Yoğun bakımda ölüme bir adım kala bir yerde hasta bakıcıların, doktorların her hareketini kontrol etme irdeleme iradenizi devreye sokarsınız.

Doktor size nasıl bakıyor, o bakışlardan ölecek misiniz yaşayacak mısınız o mesajı görmeye çalışırsınız.

Yani doktor yoğun bakımda bu kadar önemlidir.

Doktorun bakışları sizin ölümle yaşam arasında gidip gelmenize neden olur.

Bu ortamda kendinizi hayatta en kıymetli olan canınızı doktora emanet edersiniz.

İşte bu ortamların beyaz önlüklü kahramanları sizin için kurtarıcıdır,can simidinizdir.

Bütün bu psikoloji içinde hasta doktor ilişkisi sürerken, birden bire 11 doktor bilmem ne kadar eczacı tezgah kurmuşlar ve sahte kanser ilacını hastalara vererek 20 milyon lira vurgun yapmışlar.

Bu haberi duyduğunuzda,aklınıza hemen doktorunuz gelmez mi?

Sizin canınızı emanet ettiğiniz doktorunuzun, sizin elinizi tutarken sizi öldürme planları yaptığını hayal edebilir misiniz?

Bunu düşünmek ve hayaller içine bir yerlere koymak sığdırmak bile insan aklıyla olabilecek bir şey gibi görünmüyor.

Bir doktorun, size hayat veren, can veren ve sonuna kadar kendinizi emanet ettiğiniz birisinin sizin canınız üzerinden ticaret yaptığını düşünmek bile düşüncenin düşünebileceği bir iş olmasa gerek.

Hele hele kanser hastası olup da her gün, her sabah dünyaya gözlerini açmanın günlük mutluluğunu yaşayan birsinin doktoru tarafından canına kastedildiğini duyması, psikolojide hangi derin yaralar açacaktır lütfen siz düşünün.

İşte bu ülkede bu da oldu.

Hastalarına sahte kanser ilacı vererek, onların ölümüne sebep olan hipokrat yeminli fakat insan olma yeminini unutmuş canavarların da olduğunu gördük.

Nasıl bir dünyadırki, ''Beni bir gün daha fazla yaşat ey doktorum canım ciğerim'' diyen bir doktor çaresizlik, umutsuzluk içinde duran hastasının canını alabiliyor.

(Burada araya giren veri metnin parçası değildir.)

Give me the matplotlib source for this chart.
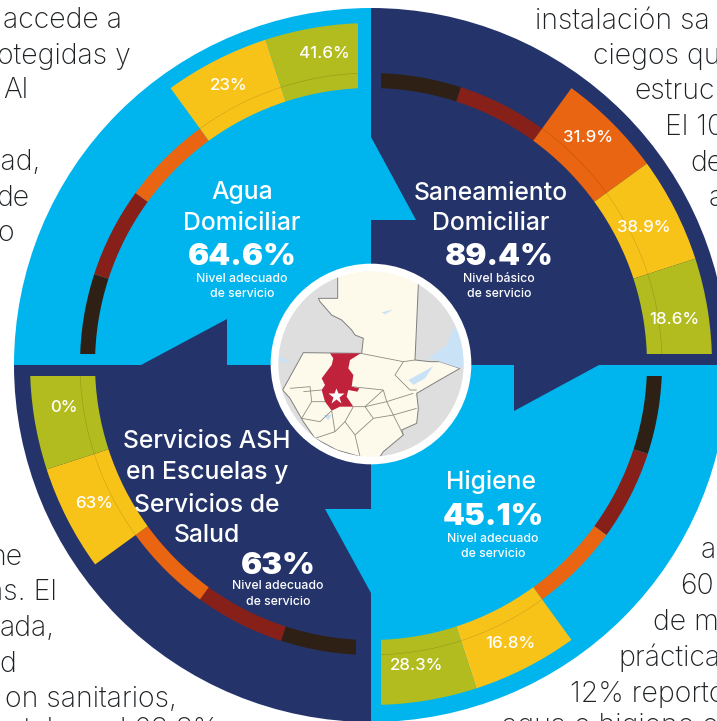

Bizim ülkemizin eğitim sistemi ve sosyal ortamı insan yetiştirmekten ziyade acımasız, şefkatsiz, katı yürekli doktorlar mı yetiştiriyor?

Yani bu eğitim sistemi sağcı,solcu,dinci,faşist,komünist,liberal,sahtekar,üç kağıtçı,siyaset erbabı,ırkçı,mezhepçi,dönek yetiştirirken, insan yetiştirmeyi mi unuttu.

Bir doktorun bu duruma düşmesi ve kendi hastasının celladı olması akıl alacak bir iş midir?

Dünyada ötenazi tartışılırken, bu yapılan hastanın kendi iradesi dışında doktoru tarafından alınan bir kararla öldürülmesi değil midir?

Bunun adı kasten adam öldürmek değil midir?

Bu insanlar nasıl oldu da bizim içimizden çıktılar ve içimizde insan diye dolaşabiliyorlar?

Aynı durum mühendisler ve diğer meslekler içinde geçerli değil mi?

Sağlam olmayan binaya ''Sağlamdır'' raporu veren ve belki de yüz kişinin bir anda ölümüne sebep olacak bir kararın altına imza atan vicdansız mühendisler gibi bu doktorlar da bizim içimizden yetişmedi mi?

Bu duruma nasıl geldik, hangi eğitim modeli,hangi sosyal katman bu canavarların içimizden çıkmasına neden oldu?

Bunun nedeni basitçe şu olabilir mi?

Siz vahşi acımasız kapitalist düzen içinde binlerce çeşit malı yüzlerce AVM de sergileyip, insanların alım gücünü en aza indirerek, insanın o mallara ulaşımını imkansız hake getirirseniz,insanın o mala ulaşması için her yolu mübah sayarsanız, insanın bu şekilde canavarlaşmasını da sağlamış olur musunuz?

Tıpkı uyuşturucuya alıştırılmış polis köpeklerinin krize sokularak uyuşturucuyu bulmak için mala saldırması gibi.

Bu iş bu kadar basit açıklanabilir mi ondan da emin değilim.

Gerçekten canavarlar aramız da dolaşıyor ve tamamen tesadüflerin bizi korumasıyla yaşıyoruz fakat hiç bir şeyin farkında değiliz.